Greg Hansen's Notebook: This entry is part of longtime Star columnist Greg Hansen's weekly notebook.
Subscribers can read this week's "Hansen's Notebook" in its entirety in the Sunday, Sept. 15, 2024, edition of the Arizona Daily Star (Page C2) — either in print or at Tucson.com/EEdition. Or, dig into the Hansen archives at Tucson.com/Hansen.
I spent the last few days reading “Hot Dog Money,’’ the New York Times bestseller about college basketball’s corruption and regrettable FBI scandal — the best players money can buy – that ultimately cost UA coaches Sean Miller and Book Richardson their jobs.
I don’t recommend the book because, frankly, it’s nothing but 314 pages of negativity and profanity. Miller and Richardson aren’t the main characters in the book; those all-too-familiar names are Christian Dawkins, Chuck Person, Munish Sood, Tony Bland and even ex-UA player Rawle Alkins.

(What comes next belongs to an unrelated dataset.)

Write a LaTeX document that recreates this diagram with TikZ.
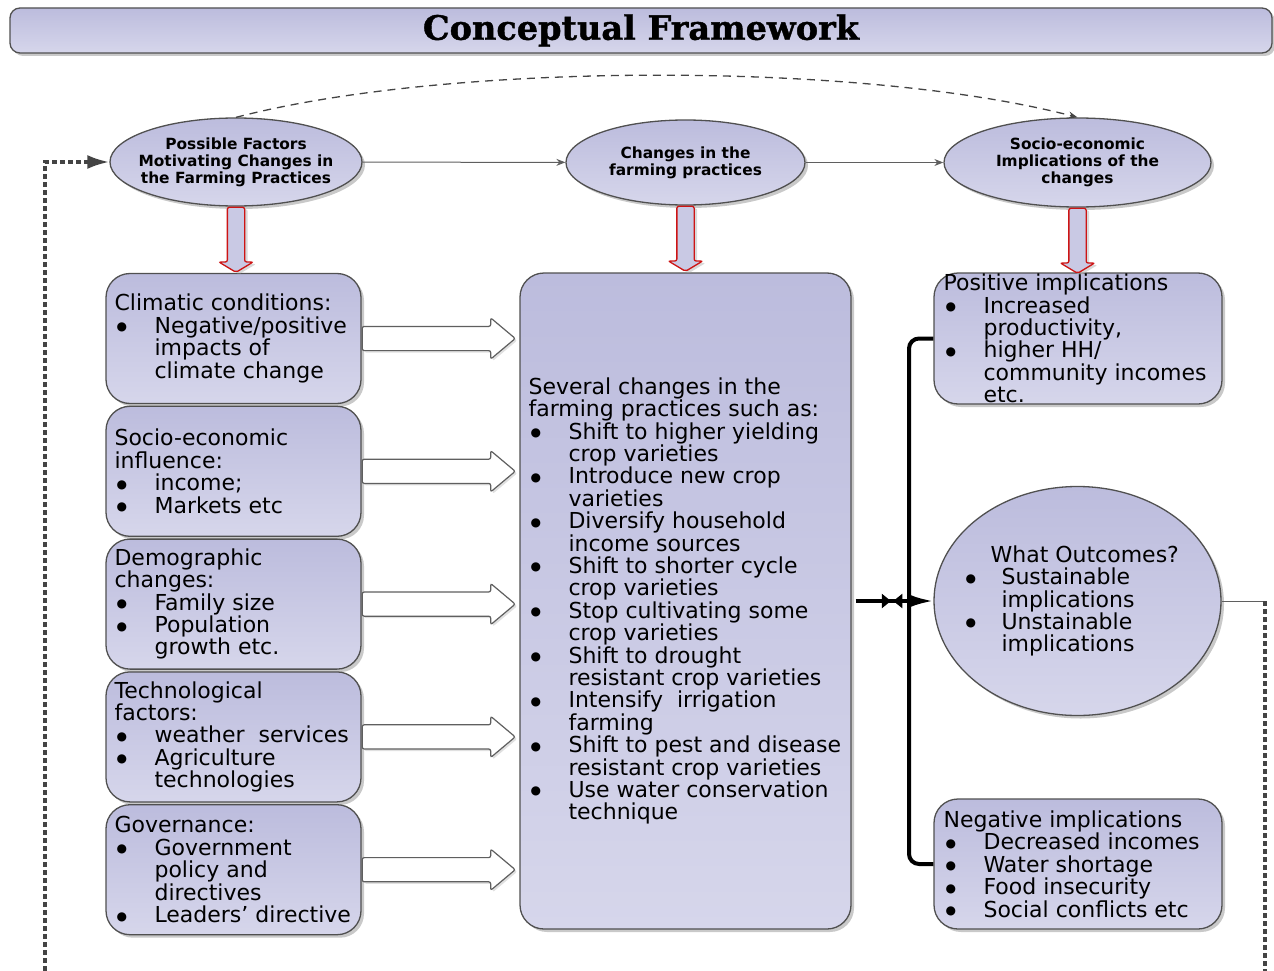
\documentclass[tikz,border=0pt]{standalone}
\usepackage{fontspec}
\setmainfont{DejaVu Sans}
\newfontfamily\titlefont{DejaVu Serif}[BoldFeatures={FakeBold=1.2}]
\usepackage{graphicx}
\usepackage{tikz}
\usetikzlibrary{positioning,calc,shapes.geometric,shapes.arrows,shadows,arrows.meta,decorations.markings}

\definecolor{lavDark}{RGB}{188,188,221}
\definecolor{lavLight}{RGB}{214,214,235}
\definecolor{rimGray}{RGB}{80,80,80}
\definecolor{dotGray}{RGB}{68,68,68}
\definecolor{flowGray}{RGB}{95,95,95}
\definecolor{redRim}{RGB}{205,20,20}

\newcommand{\bigdot}{\raisebox{2.5pt}{\fontsize{12}{12}\selectfont ●}}
\newcommand{\bul}{\makebox[40pt][l]{\hspace{2pt}\bigdot}}
\newcommand{\ind}{\hspace*{40pt}}
\newcommand{\cbul}{\makebox[36pt][l]{\bigdot}}
\newcommand{\cind}{\hspace*{36pt}}

\begin{document}
\begin{tikzpicture}[x=1pt, y=-1pt,
    lav/.style={top color=lavDark, bottom color=lavLight, draw=rimGray, line width=1.3pt,
        drop shadow={shadow xshift=3pt, shadow yshift=-3pt, fill=black!30, opacity=0.7}},
    ovalnode/.style={lav, ellipse, inner sep=0pt},
    ovaltext/.style={inner sep=0pt, align=center, font=\fontsize{15.4}{17}\selectfont\bfseries},
    factorbox/.style={lav, rectangle, rounded corners=24pt, minimum width=255pt, minimum height=130pt},
    boxtext/.style={inner sep=0pt, align=left, font=\fontsize{22}{22.4}\selectfont},
    hollow/.style={single arrow, draw=flowGray, fill=white, line width=1.2pt, rounded corners=2pt,
        inner sep=11.5pt, single arrow head extend=8.5pt, single arrow tip angle=80,
        minimum height=153pt, anchor=tail,
        drop shadow={shadow xshift=2pt, shadow yshift=-2pt, fill=black!20, opacity=0.6}},
    downarrow/.style={single arrow, shape border rotate=270, draw=redRim, fill=lavDark!80,
        line width=1.3pt, rounded corners=2pt, inner sep=8pt, single arrow head extend=8.5pt,
        single arrow tip angle=118, minimum height=65pt, anchor=tail,
        drop shadow={shadow xshift=3pt, shadow yshift=-2pt, fill=black!25, opacity=0.6}},
    flowline/.style={draw=flowGray, line width=1pt, -{Stealth[length=9pt, width=7pt]}},
    loopline/.style={draw=dotGray, line width=3.4pt, dash pattern=on 5pt off 3pt},
    bracket/.style={line width=4pt, rounded corners=10pt}
    ]
    \useasboundingbox (0,0) rectangle (1274,971);

    % title bar
    \node[lav, rectangle, rounded corners=10pt, minimum width=1262pt, minimum height=45pt] (title) at (641,30.5)
        {\titlefont\bfseries\raisebox{-2pt}{\resizebox{436pt}{!}{Conceptual Framework}}};

    % top row
    \node[ovalnode, minimum width=252pt, minimum height=88pt] (factors) at (236,162) {};
    \node[ovaltext] (factorsT) at (factors) {Possible Factors\\Motivating Changes in\\the Farming Practices};
    \node[ovalnode, minimum width=239pt, minimum height=85pt] (changes) at (685.5,162.5) {};
    \node[ovaltext] (changesT) at (changes) {Changes in the\\farming practices};
    \node[ovalnode, minimum width=267pt, minimum height=89pt] (socio) at (1077.5,162.5) {};
    \node[ovaltext] (socioT) at (socio) {Socio-economic\\Implications of the\\changes};

    \draw[flowline] (factors) -- (changes);
    \draw[flowline] (changes) -- (socio);
    \draw[flowline, draw=dotGray, dash pattern=on 8pt off 6pt, line width=1.3pt] (factors.north) .. controls +(215,-56) and +(-215,-56) .. (socio.north);

    % factor boxes
    \node[factorbox] (clim) at (233.5,338.5) {};
    \node[factorbox, below=1.5pt of clim] (socinf) {};
    \node[factorbox, below=1.5pt of socinf] (demo) {};
    \node[factorbox, below=1.5pt of demo] (tech) {};
    \node[factorbox, below=1.5pt of tech] (gov) {};

    \node[boxtext, right=9pt of clim.west] (climT) {Climatic conditions:\\
        \bul Negative/positive\\ \ind impacts of\\ \ind climate change};
    \node[boxtext, right=9pt of socinf.west] (socinfT) {Socio-economic\\ influence:\\
        \bul income;\\ \bul Markets etc};
    \node[boxtext, right=9pt of demo.west] (demoT) {Demographic\\ changes:\\
        \bul Family size\\ \bul Population\\ \ind growth etc.};
    \node[boxtext, right=9pt of tech.west] (techT) {Technological\\ factors:\\
        \bul weather~ services\\ \bul Agriculture\\ \ind technologies};
    \node[boxtext, right=9pt of gov.west] (govT) {Governance:\\
        \bul Government\\ \ind policy and\\ \ind directives\\ \bul Leaders’ directive};

    % practices
    \node[lav, rectangle, rounded corners=24pt, minimum width=331pt, minimum height=656pt] (practices) at (685.5,601) {};
    \node[boxtext, right=9pt of practices.west] (practicesT) {Several changes in the\\
        farming practices such as:\\
        \bul Shift to higher yielding\\ \ind crop varieties\\
        \bul Introduce new crop\\ \ind varieties\\
        \bul Diversify household\\ \ind income sources\\
        \bul Shift to shorter cycle\\ \ind crop varieties\\
        \bul Stop cultivating some\\ \ind crop varieties\\
        \bul Shift to drought\\ \ind resistant crop varieties\\
        \bul Intensify~ irrigation\\ \ind farming\\
        \bul Shift to pest and disease\\ \ind resistant crop varieties\\
        \bul Use water conservation\\ \ind technique};

    \foreach \f in {clim,socinf,demo,tech,gov}
        \node[hollow] (\f A) at (\f.east) {};

    % outcomes
    \node[lav, rectangle, rounded corners=24pt, minimum width=288pt, minimum height=131pt] (posimp) at (1078,338.5) {};
    \node[boxtext, right=10pt of posimp.west] (posimpT) {Positive implications\\
        \bul Increased\\ \ind productivity,\\ \bul higher HH/\\ \ind community incomes\\ \ind etc.};
    \node[lav, ellipse, inner sep=0pt, minimum width=287pt, minimum height=229pt] (outcome) at (1077.5,601) {};
    \node[boxtext, right=32pt of outcome.west] (outcomeT) {\hspace*{25pt}What Outcomes?\\
        \cbul Sustainable\\ \cind implications\\ \cbul Unstainable\\ \cind implications};
    \node[lav, rectangle, rounded corners=24pt, minimum width=288pt, minimum height=130pt] (negimp) at (1078,864) {};
    \node[boxtext, right=10pt of negimp.west] (negimpT) {Negative implications\\
        \bul Decreased incomes\\ \bul Water shortage\\ \bul Food insecurity\\ \bul Social conflicts etc};

    % down arrows
    \node[downarrow] (factorsD) at (factors.south) {};
    \node[downarrow] (changesD) at (changes.south) {};
    \node[downarrow] (socioD) at (socio.south) {};

    % bracket and links
    \coordinate (brk) at (909,601);
    \draw[bracket] (posimp.west) -| (brk) |- (negimp.west);
    \draw[line width=3.5pt, shorten <=4pt, -{Latex[length=24pt, width=13pt]},
        postaction={decorate, decoration={markings,
            mark=at position 0.48 with {\arrow{Triangle[length=9pt, width=14pt]}},
            mark=at position 0.51 with {\arrowreversed{Triangle[length=9pt, width=14pt]}}}}]
        (practices.east) -- (outcome.west);

    % feedback loop
    \coordinate (loopR) at (1265,601);
    \coordinate (loopRB) at (1265,971);
    \coordinate (loopLB) at (45,971);
    \coordinate (loopL) at (45,162);
    \draw[draw=flowGray, line width=1pt] (outcome.east) -- (loopR);
    \draw[loopline] (loopR) -- (loopRB);
    \draw[loopline, -{Latex[length=22pt, width=14pt]}] (loopLB) -- (loopL) -- (factors.west);
\end{tikzpicture}
\end{document}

Dawkins, who linked players and coaches with under-the-table payments, is quoted as saying: “I can call Sean Miller and have a conversation and tell him what’s going on. And Sean will get in line. He’s crazy. He talks on the phone about things he shouldn’t talk about.’’
Many of Dawkins’ calls were wired by the FBI, which are widely quoted in the book.
The author, Guy Lawson, quotes Richardson as saying a $40,000 payment made to get Alkins’ high school transcripts approved by the NCAA did not go to Alkins. Said Richardson: “When you bamboozle everyone and that kid didn’t get any of the forty, that’s the problem I have.’’
The book further discusses how Arizona and LSU got in a bidding war for New Jersey high school prospect Naz Reid, who went to LSU.
Today, that’s legal. No questions asked. But in the 2015-17 period, it turned the Arizona program upside down.